Le clown apparaît comme la figure de ce foisonnement transversal des disciplines où sont apparues de nombreuses compagnies de théâtre de rue mais aussi des humoristes ou des clowns comme Raymond Devos, Bernard Haller, Coluche, Rufus, Les Macloma, Jango Edwards... ou encore des compagnies de clowns se produisant, notamment, dans des festivals spécialisés. L'un des premiers en France – le Festival clown de Montorgueuil – avait rassemblé en janvier 1980 Les clowns du Prato, Motusse et Paillasse, La Klown Kompagnie, Le Cirque Théâtre d'Alberto, Le Bataclown…

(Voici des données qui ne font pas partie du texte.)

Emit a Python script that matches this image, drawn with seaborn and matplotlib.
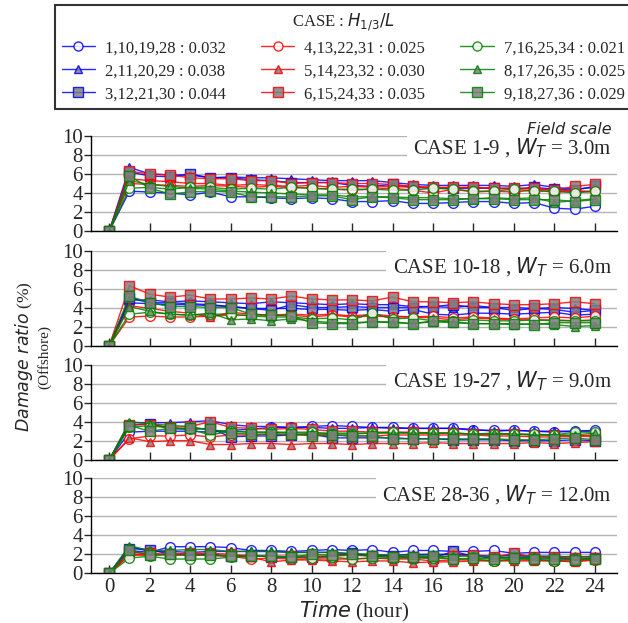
import numpy as np
import pandas as pd
import matplotlib
matplotlib.use('Agg')
import matplotlib.pyplot as plt
import seaborn as sns
from matplotlib.lines import Line2D

hours = list(range(25))

case_labels = ['1,10,19,28 : 0.032', '2,11,20,29 : 0.038', '3,12,21,30 : 0.044',
               '4,13,22,31 : 0.025', '5,14,23,32 : 0.030', '6,15,24,33 : 0.035',
               '7,16,25,34 : 0.021', '8,17,26,35 : 0.025', '9,18,27,36 : 0.029']
panel_titles = ['CASE 1-9 , $W_T$ = 3.0m', 'CASE 10-18 , $W_T$ = 6.0m',
                'CASE 19-27 , $W_T$ = 9.0m', 'CASE 28-36 , $W_T$ = 12.0m']

# damage ratio (%) per panel, series in legend order (t = 0..24 h)
wt3 = [
    [0, 4.2, 4.1, 4.0, 3.8, 4.1, 3.6, 3.6, 3.5, 3.4, 3.5, 3.4, 3.1, 3.1, 3.2, 2.9, 2.9, 3.0, 3.1, 3.1, 2.9, 3.0, 2.4, 2.3, 2.6],
    [0, 6.7, 6.0, 5.9, 5.9, 5.6, 5.7, 5.6, 5.6, 5.5, 5.4, 5.3, 5.3, 5.3, 5.1, 4.9, 4.8, 4.8, 4.8, 4.8, 4.7, 4.9, 4.6, 4.4, 4.6],
    [0, 6.2, 5.8, 5.7, 6.0, 5.6, 5.6, 5.4, 5.3, 5.1, 5.1, 5.1, 4.8, 4.7, 4.9, 4.6, 4.5, 4.5, 4.5, 4.5, 4.4, 4.6, 4.4, 4.3, 4.7],
    [0, 5.0, 4.9, 4.8, 4.7, 4.8, 4.7, 4.6, 4.7, 4.6, 4.5, 4.4, 4.3, 4.4, 4.5, 4.3, 4.0, 4.4, 4.1, 4.2, 4.1, 4.3, 4.1, 4.2, 4.2],
    [0, 5.5, 5.3, 5.2, 5.0, 5.0, 4.8, 4.9, 4.8, 4.7, 4.8, 4.6, 4.7, 4.6, 4.7, 4.6, 4.6, 4.5, 4.6, 4.5, 4.5, 4.4, 4.3, 4.2, 4.1],
    [0, 6.3, 6.0, 5.9, 5.6, 5.5, 5.5, 5.3, 5.3, 5.0, 5.1, 5.1, 5.0, 5.0, 4.9, 4.7, 4.6, 4.6, 4.6, 4.5, 4.5, 4.5, 4.3, 4.7, 4.9],
    [0, 4.5, 4.6, 4.4, 4.6, 4.6, 4.4, 4.5, 4.4, 4.6, 4.5, 4.4, 4.4, 4.4, 4.3, 4.3, 4.5, 4.4, 4.2, 4.2, 4.4, 4.2, 4.2, 4.0, 4.2],
    [0, 5.3, 4.9, 4.7, 4.5, 4.4, 4.2, 4.1, 4.0, 3.9, 3.8, 3.8, 3.6, 3.6, 3.6, 3.5, 3.5, 3.4, 3.4, 3.5, 3.4, 3.5, 3.0, 3.2, 3.4],
    [0, 5.8, 4.5, 3.9, 4.1, 4.2, 4.1, 3.6, 3.6, 3.6, 3.7, 3.7, 3.3, 3.6, 3.5, 3.3, 3.3, 3.3, 3.4, 3.4, 3.3, 3.3, 3.3, 3.1, 3.3],
]
wt6 = [
    [0, 4.5, 4.4, 4.3, 4.3, 4.2, 4.1, 3.9, 3.9, 3.9, 3.8, 3.8, 3.7, 3.8, 3.6, 3.8, 3.3, 3.2, 3.4, 3.4, 3.3, 3.4, 3.5, 3.2, 3.3],
    [0, 4.8, 4.8, 4.6, 4.7, 4.6, 4.5, 4.4, 4.6, 4.5, 4.4, 4.3, 4.4, 4.3, 4.3, 4.1, 4.1, 4.0, 4.2, 4.0, 4.0, 3.9, 4.0, 3.9, 3.7],
    [0, 5.0, 4.5, 4.5, 4.4, 4.3, 4.1, 3.9, 3.7, 4.3, 4.0, 4.0, 4.1, 4.0, 4.0, 4.0, 4.1, 4.3, 4.0, 4.0, 3.7, 3.9, 3.8, 3.5, 3.7],
    [0, 3.0, 3.1, 3.0, 3.0, 3.1, 3.2, 3.2, 3.2, 3.2, 3.0, 3.2, 3.0, 3.1, 3.0, 3.0, 3.1, 2.9, 3.0, 2.9, 2.8, 2.9, 3.0, 2.9, 3.1],
    [0, 4.2, 3.9, 3.6, 3.4, 3.0, 3.5, 3.3, 3.2, 3.3, 3.2, 3.3, 3.1, 3.3, 3.1, 3.0, 2.9, 2.7, 2.9, 2.8, 2.7, 2.7, 2.7, 2.6, 2.7],
    [0, 6.3, 5.4, 5.1, 5.3, 4.9, 4.9, 5.0, 4.9, 5.2, 4.9, 4.8, 4.8, 4.7, 5.1, 4.6, 4.6, 4.5, 4.6, 4.4, 4.3, 4.3, 4.4, 4.6, 4.4],
    [0, 3.3, 3.5, 3.3, 3.2, 3.3, 3.3, 3.1, 3.0, 3.0, 2.8, 2.9, 2.7, 3.4, 2.8, 2.9, 2.6, 2.6, 2.7, 2.6, 2.6, 2.7, 2.6, 2.6, 2.6],
    [0, 4.1, 3.6, 3.3, 3.2, 3.4, 2.7, 2.8, 2.6, 2.8, 2.6, 2.4, 2.4, 2.5, 2.4, 2.3, 2.5, 2.4, 2.3, 2.3, 2.2, 2.3, 2.2, 2.0, 2.1],
    [0, 5.2, 4.5, 4.1, 4.1, 4.0, 4.0, 3.3, 3.2, 3.1, 2.4, 2.3, 2.3, 2.5, 2.5, 2.3, 2.6, 2.5, 2.3, 2.3, 2.3, 2.2, 2.4, 2.4, 2.4],
]
wt9 = [
    [0, 2.9, 3.0, 3.0, 3.0, 2.9, 3.1, 3.2, 3.4, 3.4, 3.5, 3.6, 3.5, 3.4, 3.4, 3.3, 3.3, 3.3, 3.1, 3.1, 3.1, 3.0, 2.9, 3.0, 3.1],
    [0, 3.9, 3.9, 3.9, 4.0, 4.1, 3.7, 3.5, 3.5, 3.4, 3.4, 3.3, 3.3, 3.4, 3.3, 3.3, 3.3, 3.3, 3.2, 3.0, 3.1, 3.0, 3.0, 3.0, 3.0],
    [0, 3.6, 3.8, 3.3, 3.2, 3.3, 2.4, 2.5, 2.5, 2.6, 2.7, 2.3, 2.3, 2.3, 2.3, 2.2, 2.2, 2.1, 2.1, 2.1, 2.0, 2.0, 2.0, 2.1, 2.0],
    [0, 2.2, 2.5, 2.5, 2.6, 2.4, 2.6, 2.6, 2.7, 2.6, 2.7, 2.6, 2.5, 2.5, 2.6, 2.6, 2.6, 2.6, 2.6, 2.5, 2.5, 2.4, 2.4, 2.5, 2.4],
    [0, 2.3, 1.9, 2.0, 2.0, 1.6, 1.6, 1.7, 1.7, 1.6, 1.7, 1.7, 1.6, 1.7, 1.7, 1.7, 1.8, 1.7, 1.7, 1.7, 1.7, 1.8, 1.7, 1.8, 1.9],
    [0, 3.7, 3.7, 3.4, 3.5, 4.0, 3.4, 3.3, 3.2, 3.3, 3.2, 3.0, 3.0, 2.9, 2.9, 2.9, 2.8, 2.8, 2.7, 2.7, 2.7, 2.6, 2.6, 2.5, 2.6],
    [0, 3.4, 3.6, 3.3, 3.2, 2.6, 3.0, 2.9, 2.9, 2.9, 2.9, 2.7, 2.7, 2.8, 2.9, 2.8, 2.8, 2.8, 2.7, 2.7, 2.7, 2.7, 2.6, 2.9, 2.9],
    [0, 4.0, 3.8, 3.6, 3.5, 3.1, 3.0, 2.9, 2.9, 2.8, 2.8, 2.8, 2.8, 2.8, 2.8, 2.8, 2.8, 2.8, 2.7, 2.8, 2.7, 2.6, 2.6, 2.6, 2.8],
    [0, 3.6, 3.0, 3.3, 3.3, 3.2, 2.8, 2.7, 2.7, 2.7, 2.5, 2.6, 2.5, 2.5, 2.2, 2.2, 2.2, 2.2, 2.2, 2.2, 2.1, 2.1, 2.2, 2.3, 2.1],
]
wt12 = [
    [0, 2.4, 2.2, 2.8, 2.8, 2.8, 2.7, 2.4, 2.4, 2.3, 2.4, 2.5, 2.4, 2.5, 2.2, 2.4, 2.4, 2.3, 2.3, 2.4, 2.1, 2.2, 2.2, 2.2, 2.2],
    [0, 2.8, 2.3, 2.3, 2.2, 2.3, 2.3, 2.3, 2.3, 2.2, 2.2, 2.2, 2.0, 1.9, 1.9, 2.0, 2.0, 2.0, 1.9, 1.8, 1.9, 1.8, 1.8, 1.7, 1.8],
    [0, 2.6, 2.5, 2.0, 2.0, 2.0, 1.8, 1.9, 1.7, 1.7, 1.7, 1.8, 2.1, 1.8, 1.8, 1.7, 1.6, 2.3, 1.8, 1.6, 1.7, 1.6, 1.6, 1.5, 1.6],
    [0, 2.0, 2.0, 1.9, 1.9, 1.9, 1.8, 1.5, 1.6, 1.5, 1.5, 1.5, 1.5, 1.6, 1.5, 1.5, 1.3, 1.4, 1.4, 1.3, 1.4, 1.4, 1.3, 1.3, 1.4],
    [0, 1.9, 1.9, 2.0, 2.0, 1.9, 1.8, 1.7, 1.2, 1.4, 1.4, 1.3, 1.2, 1.3, 1.3, 1.1, 1.2, 1.2, 1.3, 1.3, 1.3, 1.3, 1.3, 1.2, 1.4],
    [0, 2.2, 2.1, 2.0, 2.1, 2.1, 2.0, 1.8, 1.8, 1.8, 1.8, 1.8, 1.9, 1.8, 1.7, 1.7, 1.7, 1.8, 1.9, 1.7, 2.1, 1.7, 1.7, 1.6, 1.6],
    [0, 1.6, 1.8, 1.5, 1.5, 1.5, 1.7, 1.8, 1.8, 1.7, 1.6, 1.7, 1.5, 1.6, 1.6, 1.6, 1.6, 1.5, 1.5, 1.3, 1.5, 1.5, 1.3, 1.5, 1.5],
    [0, 2.9, 2.4, 2.4, 2.5, 2.5, 2.3, 2.3, 2.3, 2.2, 2.2, 2.2, 2.1, 2.0, 1.9, 1.9, 1.8, 1.8, 1.8, 1.7, 1.7, 1.8, 1.7, 1.8, 1.7],
    [0, 2.4, 1.9, 2.0, 1.9, 1.9, 1.8, 1.8, 1.8, 1.7, 2.0, 1.9, 2.0, 1.8, 1.7, 1.7, 1.8, 1.5, 1.6, 1.5, 1.6, 1.5, 1.5, 1.4, 1.5],
]
panels = [wt3, wt6, wt9, wt12]

line_colors = ['#0000ff'] * 3 + ['#ff0000'] * 3 + ['#008000'] * 3
marker_types = ['o', '^', 's'] * 3
face_colors = ['white', '#808080', '#808080'] * 3
marker_sizes = [7, 6, 7.5] * 3

sns.set_style('white')
plt.rcParams['font.family'] = ['Liberation Serif', 'DejaVu Serif']
plt.rcParams['mathtext.fontset'] = 'dejavusans'

fig = plt.figure(figsize=(6.28, 6.23), dpi=100)
bottoms = [0.6292, 0.4454, 0.2621, 0.0798]
axes = []
for p, data in enumerate(panels):
    ax = fig.add_axes([0.145, bottoms[p], 0.8376, 0.1525])
    axes.append(ax)
    for i, vals in enumerate(data):
        sns.lineplot(x=hours, y=vals, ax=ax, color=line_colors[i], lw=1,
                     marker=marker_types[i], markersize=marker_sizes[i],
                     markerfacecolor=face_colors[i], markeredgecolor=line_colors[i],
                     markeredgewidth=1, alpha=0.85)
    ax.set_xlim(-0.9, 25.1)
    ax.set_ylim(0, 10)
    ax.set_yticks(range(0, 11, 2))
    ax.set_xticks(range(0, 25, 2))
    ax.yaxis.grid(True, color='#b4b4b4', lw=1)
    ax.set_axisbelow(True)
    for s in ['top', 'right']:
        ax.spines[s].set_visible(False)
    for s in ['left', 'bottom']:
        ax.spines[s].set_color('black')
        ax.spines[s].set_linewidth(1)
    ax.tick_params(axis='y', direction='out', length=5, width=1, labelsize=15, pad=1, left=True)
    ax.tick_params(axis='x', direction='in', length=6, width=1, labelsize=15, bottom=True)
    if p < 3:
        ax.tick_params(axis='x', labelbottom=False)
    ax.set_xlabel('')
    ax.set_ylabel('')
    ty = 0.87 if p == 0 else 0.82
    ax.text(0.99, ty, panel_titles[p], transform=ax.transAxes, ha='right', va='center',
            fontsize=15, clip_on=False,
            bbox=dict(boxstyle='square,pad=0.3', fc='white', ec='none'))

axes[0].text(0.99, 1.065, 'Field scale', transform=axes[0].transAxes, ha='right', va='center',
             fontsize=11.5, family='DejaVu Sans', style='italic')

axes[3].set_xlabel('$Time$ (hour)', fontsize=15, labelpad=2)
fig.text(24 / 628, 1 - 357 / 623, '$Damage\\ ratio$ (%)', ha='center', va='center',
         rotation=90, fontsize=12.5)
fig.text(44 / 628, 1 - 357 / 623, '(Offshore)', ha='center', va='center',
         rotation=90, fontsize=11)

handles = [Line2D([], [], color=line_colors[i], lw=1, marker=marker_types[i],
                  markersize=marker_sizes[i] - 0.5, markerfacecolor=face_colors[i],
                  markeredgecolor=line_colors[i], alpha=0.85) for i in range(9)]
# legend reads column by column
leg = fig.legend(handles, case_labels, ncol=3, loc='upper left',
                 bbox_to_anchor=(55 / 628, 1 - 5 / 623), borderaxespad=0, fontsize=12,
                 title='CASE : $H_{1/3}/L$', title_fontsize=12, frameon=True,
                 fancybox=False, edgecolor='black', handlelength=2.0,
                 columnspacing=2.1, labelspacing=0.42, borderpad=0.4, handletextpad=0.6)
leg.get_frame().set_linewidth(1.5)

fig.savefig('out.png', dpi=100)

Ce développement du clown de théâtre s’est poursuivi jusqu'au cirque contemporain et dans les formations des artistes de cirque. Le clown intervenant social s’inscrit comme une résurgence de l’irrévérence et de la transgression dans une société conservatrice et bien-pensante. À la même époque, l’humour provocateur des chansonniers et caricaturistes, où de grands précurseurs se sont illustrés, de Pierre Dac et Francis Blanche à Boris Vian et Georges Brassens ! Anne Ubersfeld7 constate que le bouffon a quitté « l'histoire » pour rentrer « en théâtre ». Après la disparition du bouffon sous l’absolutisme de Louis XIV et son interdiction sous l’empire, le clown d’intervention sociale est devenu au XXe siècle une nouvelle figure du Fou du Roi. Il est revenu « dans l'histoire ».
1. Serge Martin, Le Fou, Roi des théâtres [1985], L'Entretemps, Collection Les voies de l'acteur, 2015.

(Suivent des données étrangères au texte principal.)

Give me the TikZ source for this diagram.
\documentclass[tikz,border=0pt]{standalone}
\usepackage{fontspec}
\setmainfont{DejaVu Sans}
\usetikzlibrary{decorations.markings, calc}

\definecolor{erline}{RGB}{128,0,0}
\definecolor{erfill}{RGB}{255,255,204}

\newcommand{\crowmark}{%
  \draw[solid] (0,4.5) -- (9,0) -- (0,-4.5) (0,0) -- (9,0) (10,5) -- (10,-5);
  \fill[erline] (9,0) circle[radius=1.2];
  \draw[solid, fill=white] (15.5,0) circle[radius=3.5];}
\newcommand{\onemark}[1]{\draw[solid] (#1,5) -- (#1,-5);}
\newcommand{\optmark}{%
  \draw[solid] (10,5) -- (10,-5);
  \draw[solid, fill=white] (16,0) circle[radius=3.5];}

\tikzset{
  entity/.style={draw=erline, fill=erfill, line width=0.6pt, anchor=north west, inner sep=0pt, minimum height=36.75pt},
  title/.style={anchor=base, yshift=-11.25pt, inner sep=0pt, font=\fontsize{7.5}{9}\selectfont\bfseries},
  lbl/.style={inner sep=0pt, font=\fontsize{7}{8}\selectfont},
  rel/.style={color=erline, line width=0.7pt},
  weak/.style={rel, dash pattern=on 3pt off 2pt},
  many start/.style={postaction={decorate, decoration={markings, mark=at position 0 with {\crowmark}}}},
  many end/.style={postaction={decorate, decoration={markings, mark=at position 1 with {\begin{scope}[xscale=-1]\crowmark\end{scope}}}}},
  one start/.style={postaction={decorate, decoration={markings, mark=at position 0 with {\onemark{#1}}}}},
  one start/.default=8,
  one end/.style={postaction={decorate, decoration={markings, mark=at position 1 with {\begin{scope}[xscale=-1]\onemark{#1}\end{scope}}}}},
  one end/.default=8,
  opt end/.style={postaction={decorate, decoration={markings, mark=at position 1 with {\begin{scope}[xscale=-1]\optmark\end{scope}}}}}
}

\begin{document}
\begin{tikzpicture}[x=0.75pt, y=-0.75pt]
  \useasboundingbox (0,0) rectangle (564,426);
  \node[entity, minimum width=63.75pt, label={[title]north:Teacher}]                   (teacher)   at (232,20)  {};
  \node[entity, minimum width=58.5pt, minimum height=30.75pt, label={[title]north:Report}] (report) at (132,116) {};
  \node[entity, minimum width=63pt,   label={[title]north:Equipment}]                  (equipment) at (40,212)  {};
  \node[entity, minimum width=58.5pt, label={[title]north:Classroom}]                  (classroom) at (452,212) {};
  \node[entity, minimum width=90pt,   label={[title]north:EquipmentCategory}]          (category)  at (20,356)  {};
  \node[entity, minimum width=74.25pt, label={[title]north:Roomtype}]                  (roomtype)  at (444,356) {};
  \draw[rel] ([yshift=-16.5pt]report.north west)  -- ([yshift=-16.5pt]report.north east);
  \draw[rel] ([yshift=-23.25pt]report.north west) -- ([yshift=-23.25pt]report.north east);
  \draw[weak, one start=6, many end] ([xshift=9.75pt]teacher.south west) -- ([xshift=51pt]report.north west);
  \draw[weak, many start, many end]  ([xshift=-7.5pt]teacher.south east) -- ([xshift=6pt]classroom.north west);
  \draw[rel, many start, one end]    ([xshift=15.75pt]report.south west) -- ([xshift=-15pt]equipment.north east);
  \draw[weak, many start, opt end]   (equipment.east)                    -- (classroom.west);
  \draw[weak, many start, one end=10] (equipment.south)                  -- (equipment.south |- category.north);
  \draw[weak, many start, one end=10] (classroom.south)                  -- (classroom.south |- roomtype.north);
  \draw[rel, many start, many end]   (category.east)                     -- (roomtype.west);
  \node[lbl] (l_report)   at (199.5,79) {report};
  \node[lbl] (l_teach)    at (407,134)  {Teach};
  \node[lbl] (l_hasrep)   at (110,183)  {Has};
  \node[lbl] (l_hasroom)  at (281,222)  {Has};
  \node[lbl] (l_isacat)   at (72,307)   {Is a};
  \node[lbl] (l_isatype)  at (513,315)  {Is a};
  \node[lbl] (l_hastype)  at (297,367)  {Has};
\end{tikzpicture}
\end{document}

2. La plupart des travaux de ces ethnologues se situent au début du XXe siècle, à un moment où le clown de cirque atteint son apogée.
3. Laura Levi Makarius, Le sacré et la violation des interdits, Payot, 1974.
4. Alfred Simon, La planète des clowns, La Manufacture, 1988.
5. Augusto Boal, Jeux pour acteurs et non-acteurs. Pratique du théâtre de l'opprimé, La Découverte, 1991.
6. Bertil Sylvander, Jean-Bernard Bonange, Voyage(s)s sur la diagonale du clown. En compagnie du Bataclown, L'Harmattan, 2014.
7. Anne Ubersfeld, Le roi et le bouffon, Corti, 1974.